» **What to work on**: Reproduce, character for character, the lines below from the first through the one with "const seriesNames = ['MST(Mg)+C18d', 'MST(Mg+C18d)', 'MST(Mg)'];". Leave pictures out.

» **Exercise materials**:
* START *

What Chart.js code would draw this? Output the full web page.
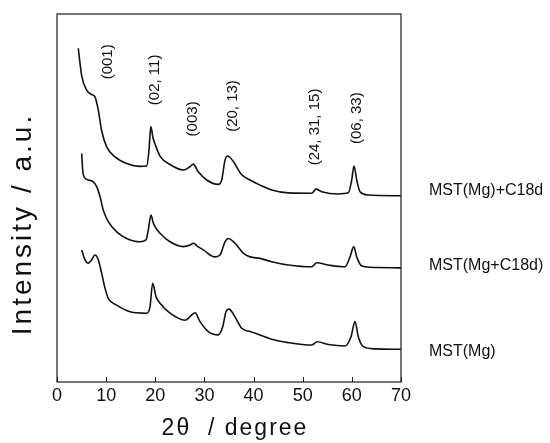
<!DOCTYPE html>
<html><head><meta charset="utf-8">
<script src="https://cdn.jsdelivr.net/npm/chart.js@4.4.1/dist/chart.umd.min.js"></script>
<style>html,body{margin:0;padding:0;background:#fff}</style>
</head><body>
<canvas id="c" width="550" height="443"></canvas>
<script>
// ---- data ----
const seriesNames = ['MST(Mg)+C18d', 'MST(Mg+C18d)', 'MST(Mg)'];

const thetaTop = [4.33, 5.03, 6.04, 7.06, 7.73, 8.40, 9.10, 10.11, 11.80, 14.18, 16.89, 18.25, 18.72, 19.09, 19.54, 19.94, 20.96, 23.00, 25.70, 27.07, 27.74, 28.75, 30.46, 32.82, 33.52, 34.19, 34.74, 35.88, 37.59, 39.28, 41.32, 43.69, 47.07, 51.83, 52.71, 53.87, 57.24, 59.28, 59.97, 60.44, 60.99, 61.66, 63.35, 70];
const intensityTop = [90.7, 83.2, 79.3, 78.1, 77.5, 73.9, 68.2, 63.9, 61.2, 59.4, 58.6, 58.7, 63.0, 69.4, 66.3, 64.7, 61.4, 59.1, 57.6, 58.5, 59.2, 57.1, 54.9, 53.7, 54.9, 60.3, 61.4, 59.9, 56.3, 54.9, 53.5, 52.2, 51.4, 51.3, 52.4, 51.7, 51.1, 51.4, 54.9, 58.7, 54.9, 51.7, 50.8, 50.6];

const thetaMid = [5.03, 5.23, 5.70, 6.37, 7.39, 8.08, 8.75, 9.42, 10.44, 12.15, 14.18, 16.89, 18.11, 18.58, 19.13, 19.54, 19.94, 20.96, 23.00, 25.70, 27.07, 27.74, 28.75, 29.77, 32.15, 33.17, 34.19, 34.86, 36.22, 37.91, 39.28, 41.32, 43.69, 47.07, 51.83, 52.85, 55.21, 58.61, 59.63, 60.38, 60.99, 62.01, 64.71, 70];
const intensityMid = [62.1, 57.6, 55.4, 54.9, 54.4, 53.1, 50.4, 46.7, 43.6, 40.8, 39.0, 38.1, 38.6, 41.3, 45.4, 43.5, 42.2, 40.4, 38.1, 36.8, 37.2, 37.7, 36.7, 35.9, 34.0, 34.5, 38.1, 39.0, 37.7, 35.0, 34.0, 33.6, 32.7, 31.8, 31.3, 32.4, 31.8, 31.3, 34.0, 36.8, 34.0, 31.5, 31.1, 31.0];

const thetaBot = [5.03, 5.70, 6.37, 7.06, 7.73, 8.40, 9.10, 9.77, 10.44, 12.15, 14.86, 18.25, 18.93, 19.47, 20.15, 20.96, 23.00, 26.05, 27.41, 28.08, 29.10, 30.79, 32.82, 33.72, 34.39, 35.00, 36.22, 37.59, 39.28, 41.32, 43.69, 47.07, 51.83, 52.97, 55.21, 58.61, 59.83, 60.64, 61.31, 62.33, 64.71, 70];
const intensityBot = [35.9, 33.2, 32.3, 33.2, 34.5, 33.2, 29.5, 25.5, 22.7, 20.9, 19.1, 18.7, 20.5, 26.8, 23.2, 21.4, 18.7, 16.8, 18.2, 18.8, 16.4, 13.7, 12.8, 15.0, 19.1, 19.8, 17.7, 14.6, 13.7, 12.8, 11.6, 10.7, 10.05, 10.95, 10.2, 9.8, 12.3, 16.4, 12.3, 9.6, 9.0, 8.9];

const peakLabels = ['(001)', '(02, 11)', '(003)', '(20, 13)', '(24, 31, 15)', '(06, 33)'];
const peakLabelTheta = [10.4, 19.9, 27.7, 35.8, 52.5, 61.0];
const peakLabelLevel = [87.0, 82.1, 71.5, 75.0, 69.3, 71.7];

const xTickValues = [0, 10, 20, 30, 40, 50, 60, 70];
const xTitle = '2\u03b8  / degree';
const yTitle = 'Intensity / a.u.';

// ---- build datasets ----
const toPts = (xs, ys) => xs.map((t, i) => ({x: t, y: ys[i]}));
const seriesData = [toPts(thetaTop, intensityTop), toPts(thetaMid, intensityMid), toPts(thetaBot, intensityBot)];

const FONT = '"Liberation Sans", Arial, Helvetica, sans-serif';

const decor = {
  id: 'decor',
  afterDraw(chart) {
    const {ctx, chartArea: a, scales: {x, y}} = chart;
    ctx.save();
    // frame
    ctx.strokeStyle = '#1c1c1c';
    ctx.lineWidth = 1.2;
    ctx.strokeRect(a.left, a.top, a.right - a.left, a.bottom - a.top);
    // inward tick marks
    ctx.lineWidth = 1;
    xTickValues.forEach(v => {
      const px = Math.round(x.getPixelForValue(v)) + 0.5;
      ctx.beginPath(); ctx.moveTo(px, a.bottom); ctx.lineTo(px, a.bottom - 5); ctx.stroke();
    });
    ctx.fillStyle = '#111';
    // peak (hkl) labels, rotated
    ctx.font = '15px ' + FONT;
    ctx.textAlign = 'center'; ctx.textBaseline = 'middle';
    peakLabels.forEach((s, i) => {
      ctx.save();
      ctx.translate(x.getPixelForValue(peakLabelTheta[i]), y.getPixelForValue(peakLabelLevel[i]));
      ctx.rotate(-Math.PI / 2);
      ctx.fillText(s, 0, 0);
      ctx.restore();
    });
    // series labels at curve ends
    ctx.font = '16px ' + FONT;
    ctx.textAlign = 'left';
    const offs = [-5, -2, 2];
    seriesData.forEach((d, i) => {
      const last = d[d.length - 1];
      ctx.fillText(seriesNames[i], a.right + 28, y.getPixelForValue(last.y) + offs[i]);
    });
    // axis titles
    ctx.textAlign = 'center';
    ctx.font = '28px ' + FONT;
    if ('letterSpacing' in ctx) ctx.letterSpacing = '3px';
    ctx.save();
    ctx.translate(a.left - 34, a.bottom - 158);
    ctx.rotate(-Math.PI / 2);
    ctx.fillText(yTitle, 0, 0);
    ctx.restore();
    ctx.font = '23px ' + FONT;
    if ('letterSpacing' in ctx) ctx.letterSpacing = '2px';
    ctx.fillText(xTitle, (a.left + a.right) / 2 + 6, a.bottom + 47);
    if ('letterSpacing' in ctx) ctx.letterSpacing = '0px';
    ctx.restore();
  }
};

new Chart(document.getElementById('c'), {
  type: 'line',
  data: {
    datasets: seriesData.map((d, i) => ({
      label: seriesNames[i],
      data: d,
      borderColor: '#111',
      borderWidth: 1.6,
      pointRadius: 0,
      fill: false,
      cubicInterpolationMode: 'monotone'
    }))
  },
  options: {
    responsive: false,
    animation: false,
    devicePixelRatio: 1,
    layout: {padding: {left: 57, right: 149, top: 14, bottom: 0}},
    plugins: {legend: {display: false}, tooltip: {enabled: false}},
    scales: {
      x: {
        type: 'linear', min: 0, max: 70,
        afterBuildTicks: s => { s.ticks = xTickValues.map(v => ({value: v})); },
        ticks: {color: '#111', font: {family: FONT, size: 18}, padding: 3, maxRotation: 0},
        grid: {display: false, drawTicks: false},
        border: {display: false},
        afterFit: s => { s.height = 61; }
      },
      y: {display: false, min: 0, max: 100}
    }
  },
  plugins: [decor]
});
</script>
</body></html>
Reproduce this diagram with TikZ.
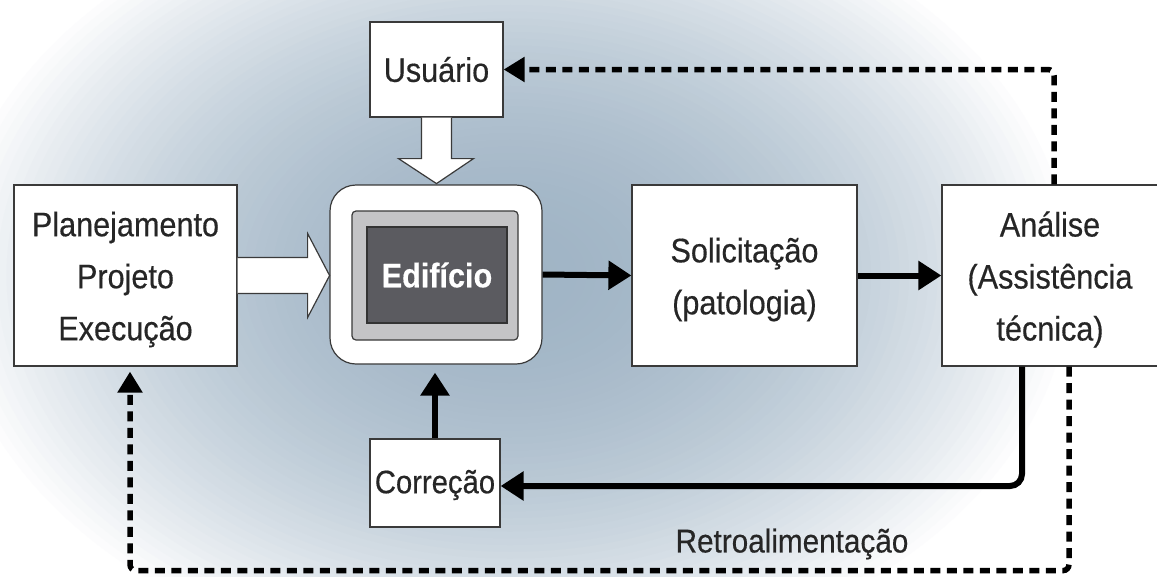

* END *

» **Full output**:
What Chart.js code would draw this? Output the full web page.
<!DOCTYPE html>
<html><head><meta charset="utf-8">
<script src="https://cdn.jsdelivr.net/npm/chart.js@4.4.1/dist/chart.umd.min.js"></script>
<style>html,body{margin:0;padding:0;background:#fff}</style>
</head><body>
<canvas id="c" width="550" height="443"></canvas>
<script>
// ---- data ----
const seriesNames = ['MST(Mg)+C18d', 'MST(Mg+C18d)', 'MST(Mg)'];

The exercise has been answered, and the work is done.